Richardson — Imagination, impeccable compositional craftsmanship, intense intellectual content, and a whimsical, sophisticated sense of humor are elements we’ve come to expect in the music of Dallas-based composer Robert Xavier Rodriguez. On Feb. 8 at the University of Texas at Dallas, where Rodriguez is a member of the faculty, his most recent work, Romance with a Double Bass for double bass, piano, and narrator proved a remarkable and unique extension of Rodriguez’s canon.
Romance with a Double Bass draws on the tradition of the melodrama genre, which features a spoken narration with musical accompaniment. The most well-known example of that genre is Prokofiev’s Peter and the Wolf for speaker and orchestra; Rodriguez continues that tradition here with a smaller instrumental ensemble of double bass and piano, but with the same aura of pungent humor and pictorial representation.
Based on Anton Chekhov’s story “Romance with a Double Bass,” the work delivers an outwardly peasant-style (and clearly peasant-influenced) narrative of a double bass player who loses his bass and his clothes in a misguided attempt to please and rescue a beautiful young woman—who, of course, turns out to be a princess (there are several film adaptations of the story, including this one and this one). Unfortunately, it all turns out badly for the bass player, who is destined to perpetually wander, naked, in search of his bass and his clothes. Beneath the outrageous joke, Chekhov—and, by extension, Rodriguez—create a parable of the plight of the artist in an unfair world.
As in all of his works, lyricism abounds in Rodriguez’s score; here, he indulges in comical sound effects tempered with a skillful, subtle counterpoint reminiscent of Shostakovich. Rodriguez’s innate command of instrumental color is also evident throughout, particularly in the piano part, with its gorgeous sonorities, but also in the wonderful blending of the timbres of piano and double bass, encapsulated in the final seconds, with its leap from resonant high registers of both instruments to a tragi-comic explosion in the low registers.
Double bassist Gary Karr, one of the greatest double bassists of the 20th century, who officially retired in 2001, commissioned the work for his protégé Daniel Nix. Nix was joined in the performance by Russian-born pianist Mikhail Berestnev and narrator Mary-Margaret Pyeatt. Nix and Berestnev responded beautifully to the humor and virtuosity of the score, with Nix demonstrating that, yes, the double bass can indeed sing and cavort with all the passion and flexibility of its smaller cousins in the string family. Pyeatt, using a pseudo-Russian accent as specified (somewhat like Natasha of Bullwinkle fame), presented the narration with appropriate exaggeration and wide-eyed drama. Composer Rodriguez was present to accept the enthusiastic audience acclaim for the work.

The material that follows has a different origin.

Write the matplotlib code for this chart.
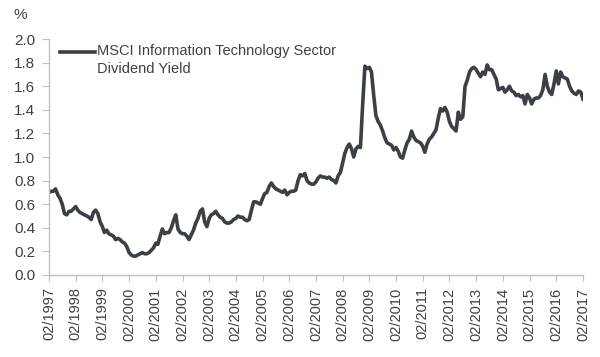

Although bassist Karr stood backstage for the performance, he was onstage for the rest of the concert, giving the packed house at Jonsson Performance Hall a taste of the musicality and virtuosity with which he regaled audiences for four decades. He and longtime collaborator, pianist Harmon Lewis, opened with a Rodriguez’s “Lull-a-Bear,” another example of Rodriguez’s ability to combine beauty and humor in music, and a great opportunity for Karr to demonstrate the ability of the double bass to “sing.” Rodriguez composed “Lull-a-Bear” as part of a larger suite for double bass, Ursa, premiered by Karr in 1990.
Harmon and Karr followed up with Grieg’s Sonata in A minor, originally for piano and cello, but here made very much the property of the double bass, with Karr demonstrating mastery of the folk-like energy and the high romantic emotions of the piece. They followed with another borrowed item from the cello repertoire, Vaughan Williams’ Six Studies in English Folksong, with the deep sonorities of the double bass enriching this music. Harmon and Karr borrowed Paganini’s Variations for the G-String from the violin repertoire, this time proving that the double bass can, in capable hands, do anything the violin can, and with different but equal beauty of tone.
Immediately after intermission, Nix joined Karr and Lewis for the succinct baroque nobility of a Sonata in G minor, traditionally attributed (though probably not actually by) Handel; whoever wrote it provided a work which transcribes nicely for two great double bassists.
The premiere of the Romance followed, after which the concert officially closed with Nix, Karr, and Lewis joining for the Passione Amorosa, a delightfully schmaltzy showpiece by 19th-century double bass virtuoso Giovanni Bottesini. An arrangement for two double basses of the “Spring Song” from Schumann’s Album for the Young provided a touch of gentle lyricism for encore number one, followed by the madcap, sometimes humorous virtuosity of 19th-century Franco-Dutch composer Daniel van Goens’ Scherzo for cello and piano, here arranged for two double basses and piano.
The remarkable evening provided a rare performance by Karr, the man who invented the concept of the double bass as a solo concert instrument, and for the premiere of yet another remarkable work by Texas’ greatest native-born composer.